Haha! Glad I can be of assistance! Molding and Casting hand props has been my area of knowledge when it comes to this hobby!

I'm not sure how well the Poly-15 would work for a helmet since it's meant to be used as a back filling material, but the short working time would certainly be optimal for "slush" casting. Could you order a small trial of it an test it? I'm a Smooth-Cast 300 guy (300 is bright white and 320 is off white. the latter of which is better for tinting). If you're looking for a quick de-mold time, 300 Q is the right thing. Take my word for it, though, the "Q" stands for quick. And trust me it is super quick. But, smooth-on products can be expensive. Good ol' Bondo Brand fiberglass resin never hurts. A gel-coat of fiberglass resin, and then a few layers of fiberglass works really well (and is pretty cost-effective).

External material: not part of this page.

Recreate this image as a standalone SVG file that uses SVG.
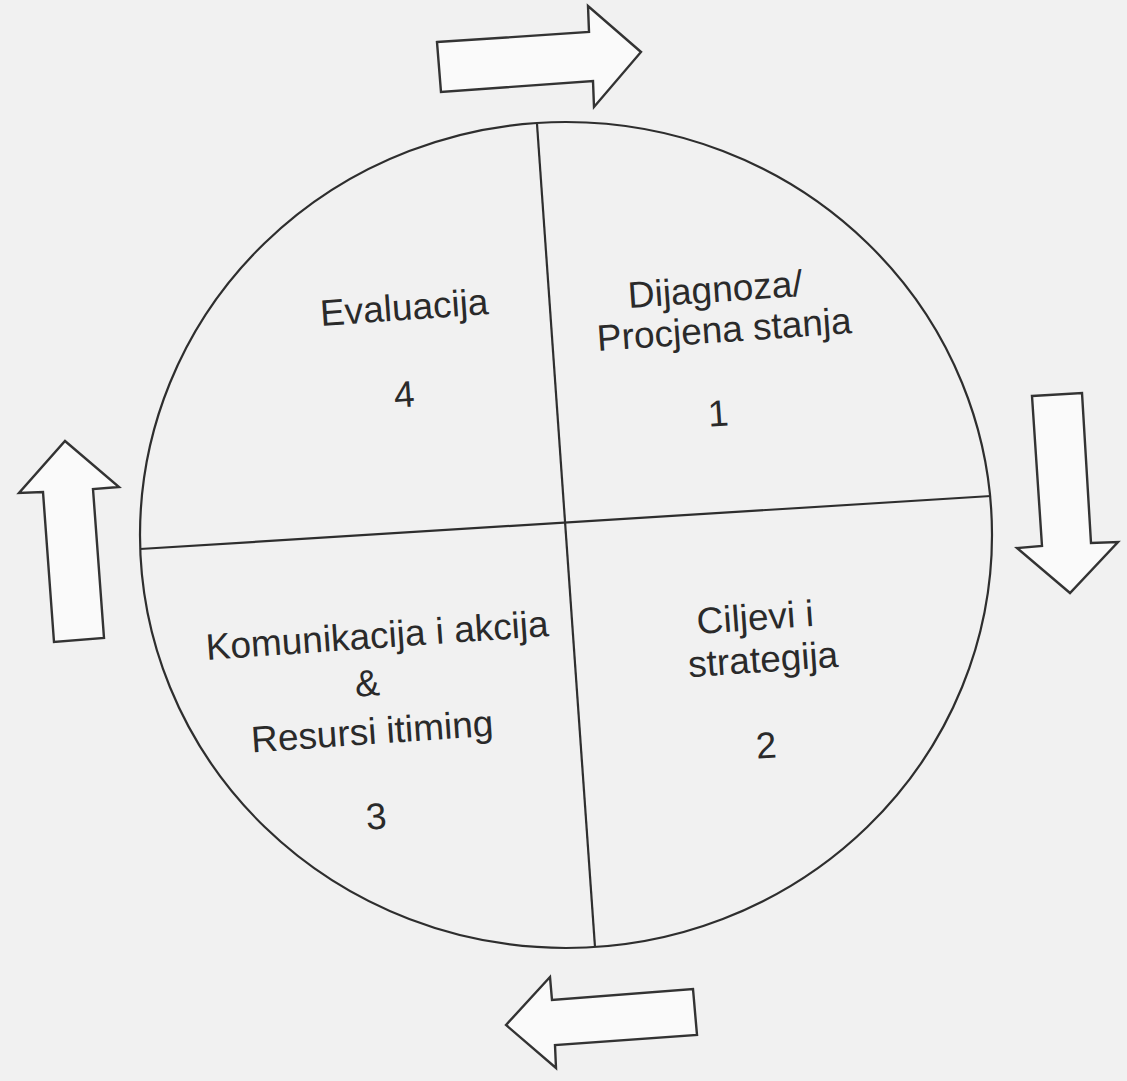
<svg xmlns="http://www.w3.org/2000/svg" width="1127" height="1081" viewBox="0 0 1127 1081">
<style>
.ln{fill:none;stroke:#2e2e2e;stroke-width:2.2}
.ar{fill:#fafafa;stroke:#333;stroke-width:2.4;stroke-linejoin:miter}
.t{font-family:"Liberation Sans",Arial,sans-serif;font-size:37px;fill:#2a2a2a;text-anchor:middle}
</style>
<rect width="1127" height="1081" fill="#f1f1f1"/>
<g id="circle">
<ellipse cx="566" cy="535" rx="426" ry="413" fill="#f7f7f7" class="ln"/>
<line class="ln" x1="537" y1="124" x2="595" y2="947"/>
<line class="ln" x1="140" y1="549" x2="991" y2="496"/>
</g>
<g id="q1">
<text class="t" transform="translate(716,302) rotate(-4)">Dijagnoza/</text>
<text class="t" transform="translate(725,342) rotate(-4)">Procjena stanja</text>
<text class="t" transform="translate(719,426) rotate(-4)">1</text>
</g>
<g id="q2">
<text class="t" transform="translate(756,630) rotate(-4)">Ciljevi i</text>
<text class="t" transform="translate(764,672) rotate(-4)">strategija</text>
<text class="t" transform="translate(767,758) rotate(-4)">2</text>
</g>
<g id="q3">
<text class="t" transform="translate(378,648) rotate(-4)">Komunikacija i akcija</text>
<text class="t" transform="translate(368,696) rotate(-4)">&amp;</text>
<text class="t" transform="translate(373,744) rotate(-4)">Resursi itiming</text>
<text class="t" transform="translate(377,829) rotate(-4)">3</text>
</g>
<g id="q4">
<text class="t" transform="translate(405,320) rotate(-4)">Evaluacija</text>
<text class="t" transform="translate(405,407) rotate(-4)">4</text>
</g>
<g id="connectors">
<polygon class="ar" points="437,42 589,32 588,6 641,52 594,107 593,81 441,92"/>
<polygon class="ar" points="1032,396 1082,393 1091,543 1118,542 1070,593 1017,548 1042,546"/>
<polygon class="ar" points="506,1025 550,977 552,1000 693,989 697,1035 555,1045 556,1068"/>
<polygon class="ar" points="65,441 119,487 93,489 104,638 54,642 43,492 19,493"/>
</g>
</svg>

So, have you come up with any ideas for the molding of this bow?
 
I think I'll give the half and half mold thing a try and use a PVC Pipe because there great for flex and I've made Bows out of them before. Also Demold time is the material curing right? Also what does Pot Life mean? Also I have found casting material. When it says the mix ratio is 1:5, would it be something like 1oz part A and 5oz part B?
 
I think I'll give the half and half mold thing a try and use a PVC Pipe because there great for flex and I've made Bows out of them before. Also Demold time is the material curing right? Also what does Pot Life mean? Also I have found casting material. When it says the mix ratio is 1:5, would it be something like 1oz part A and 5oz part B?

A small diameter PVC might work! Demold time is the time to when the material is fully cured. Pot Life is the amount of time you have to work with the material after it's mixed before it starts to cure!

a 1:5 mix ratio would be this-

the "A" means part A and the "B" means part B!

you would mix this (1 letter = 1 part) - AAAAA into B

That would be by volume. Weight would be a little different. You would need a gram scale (you can get those at walmart for like $15). That would mean (For example) 10grams of part B into 100grams of part A.